■ **MATERIAL PROVIDED**:
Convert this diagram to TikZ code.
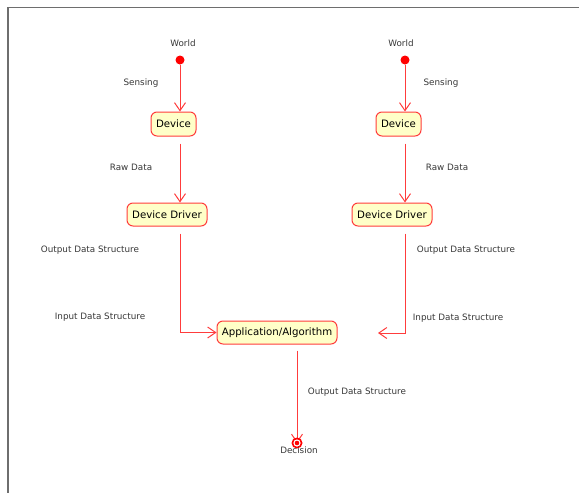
\documentclass[tikz,border=0pt]{standalone}
\usepackage{fontspec}
\setmainfont{DejaVu Sans}
\usetikzlibrary{arrows.meta}
\definecolor{lc}{RGB}{255,60,60}
\definecolor{bf}{RGB}{255,255,200}
\definecolor{lbl}{RGB}{55,55,55}
\definecolor{frm}{RGB}{110,110,110}
\tikzset{
  statebox/.style={draw=lc, fill=bf, rounded corners=6pt, line width=1pt, inner sep=0pt,
    font=\fontsize{10.2}{11}\selectfont, text=black, anchor=center},
  lab/.style={font=\fontsize{8.8}{10}\selectfont, text=lbl, inner sep=0pt, yshift=-1.2pt},
  flow/.style={draw=lc, line width=1pt, -{Straight Barb[length=8pt,width=11pt]}},
  startdot/.style={circle, fill=red, inner sep=0pt, minimum size=9pt}
}
\begin{document}
\begin{tikzpicture}[x=1pt,y=-1pt]
\useasboundingbox (0,0) rectangle (579,493);
% frame
\draw[frm, line width=1.3pt] (8,493) -- (8,7.5) -- (579,7.5);

% left column
\node[lab] (worldL) at (183,42) {World};
\node[startdot] (dotL) at (180,60) {};
\node[lab] (sensL) at (141,82) {Sensing};
\node[statebox, minimum width=45pt, minimum height=24pt] (devL) at (173.5,124) {Device};
\node[lab] (rawL) at (131,166) {Raw Data};
\node[statebox, minimum width=80pt, minimum height=23pt] (drvL) at (167,214.5) {Device Driver};
\node[lab] (outL) at (90,249) {Output Data Structure};
\node[lab] (inL) at (100,316) {Input Data Structure};

% right column
\node[lab] (worldR) at (401,42) {World};
\node[startdot] (dotR) at (405,60) {};
\node[lab] (sensR) at (441,82) {Sensing};
\node[statebox, minimum width=45pt, minimum height=24pt] (devR) at (398.5,124) {Device};
\node[lab] (rawR) at (447,166) {Raw Data};
\node[statebox, minimum width=80pt, minimum height=23pt] (drvR) at (392,214.5) {Device Driver};
\node[lab] (outR) at (466,249) {Output Data Structure};
\node[lab] (inR) at (458,317) {Input Data Structure};

% application
\node[statebox, minimum width=120pt, minimum height=23pt] (app) at (277,332.5) {Application/Algorithm};
\coordinate (appR) at (378,333);
\node[lab] (outB) at (357,391) {Output Data Structure};

% connectors left
\draw[flow] (dotL) -- (dotL |- devL.north);
\draw[flow] ([yshift=-7pt]dotL |- devL.south) -- (dotL |- drvL.north);
\draw[flow] ([yshift=-7pt]dotL |- drvL.south) |- (app.west);
% connectors right
\draw[flow] (dotR) -- (dotR |- devR.north);
\draw[flow] ([yshift=-7pt]dotR |- devR.south) -- (dotR |- drvR.north);
\draw[flow] ([yshift=-7pt]dotR |- drvR.south) |- (appR);

% decision
\coordinate (decC) at (297,443);
\draw[flow] ([yshift=-6pt]decC |- app.south) -- (decC);
\fill[red] (decC) circle (5.5pt);
\fill[white] (decC) circle (3.6pt);
\fill[red] (decC) circle (2.3pt);
\node[lab] (dec) at (299,449) {Decision};
\end{tikzpicture}
\end{document}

■ **PROBLEM DETAILS**: Write the lines above out again exactly, without any of their pictures.

■ **SOLUTION TO THIS EXERCISE**:
Convert this diagram to TikZ code.
\documentclass[tikz,border=0pt]{standalone}
\usepackage{fontspec}
\setmainfont{DejaVu Sans}
\usetikzlibrary{arrows.meta}
\definecolor{lc}{RGB}{255,60,60}
\definecolor{bf}{RGB}{255,255,200}
\definecolor{lbl}{RGB}{55,55,55}
\definecolor{frm}{RGB}{110,110,110}
\tikzset{
  statebox/.style={draw=lc, fill=bf, rounded corners=6pt, line width=1pt, inner sep=0pt,
    font=\fontsize{10.2}{11}\selectfont, text=black, anchor=center},
  lab/.style={font=\fontsize{8.8}{10}\selectfont, text=lbl, inner sep=0pt, yshift=-1.2pt},
  flow/.style={draw=lc, line width=1pt, -{Straight Barb[length=8pt,width=11pt]}},
  startdot/.style={circle, fill=red, inner sep=0pt, minimum size=9pt}
}
\begin{document}
\begin{tikzpicture}[x=1pt,y=-1pt]
\useasboundingbox (0,0) rectangle (579,493);
% frame
\draw[frm, line width=1.3pt] (8,493) -- (8,7.5) -- (579,7.5);

% left column
\node[lab] (worldL) at (183,42) {World};
\node[startdot] (dotL) at (180,60) {};
\node[lab] (sensL) at (141,82) {Sensing};
\node[statebox, minimum width=45pt, minimum height=24pt] (devL) at (173.5,124) {Device};
\node[lab] (rawL) at (131,166) {Raw Data};
\node[statebox, minimum width=80pt, minimum height=23pt] (drvL) at (167,214.5) {Device Driver};
\node[lab] (outL) at (90,249) {Output Data Structure};
\node[lab] (inL) at (100,316) {Input Data Structure};

% right column
\node[lab] (worldR) at (401,42) {World};
\node[startdot] (dotR) at (405,60) {};
\node[lab] (sensR) at (441,82) {Sensing};
\node[statebox, minimum width=45pt, minimum height=24pt] (devR) at (398.5,124) {Device};
\node[lab] (rawR) at (447,166) {Raw Data};
\node[statebox, minimum width=80pt, minimum height=23pt] (drvR) at (392,214.5) {Device Driver};
\node[lab] (outR) at (466,249) {Output Data Structure};
\node[lab] (inR) at (458,317) {Input Data Structure};

% application
\node[statebox, minimum width=120pt, minimum height=23pt] (app) at (277,332.5) {Application/Algorithm};
\coordinate (appR) at (378,333);
\node[lab] (outB) at (357,391) {Output Data Structure};

% connectors left
\draw[flow] (dotL) -- (dotL |- devL.north);
\draw[flow] ([yshift=-7pt]dotL |- devL.south) -- (dotL |- drvL.north);
\draw[flow] ([yshift=-7pt]dotL |- drvL.south) |- (app.west);
% connectors right
\draw[flow] (dotR) -- (dotR |- devR.north);
\draw[flow] ([yshift=-7pt]dotR |- devR.south) -- (dotR |- drvR.north);
\draw[flow] ([yshift=-7pt]dotR |- drvR.south) |- (appR);

% decision
\coordinate (decC) at (297,443);
\draw[flow] ([yshift=-6pt]decC |- app.south) -- (decC);
\fill[red] (decC) circle (5.5pt);
\fill[white] (decC) circle (3.6pt);
\fill[red] (decC) circle (2.3pt);
\node[lab] (dec) at (299,449) {Decision};
\end{tikzpicture}
\end{document}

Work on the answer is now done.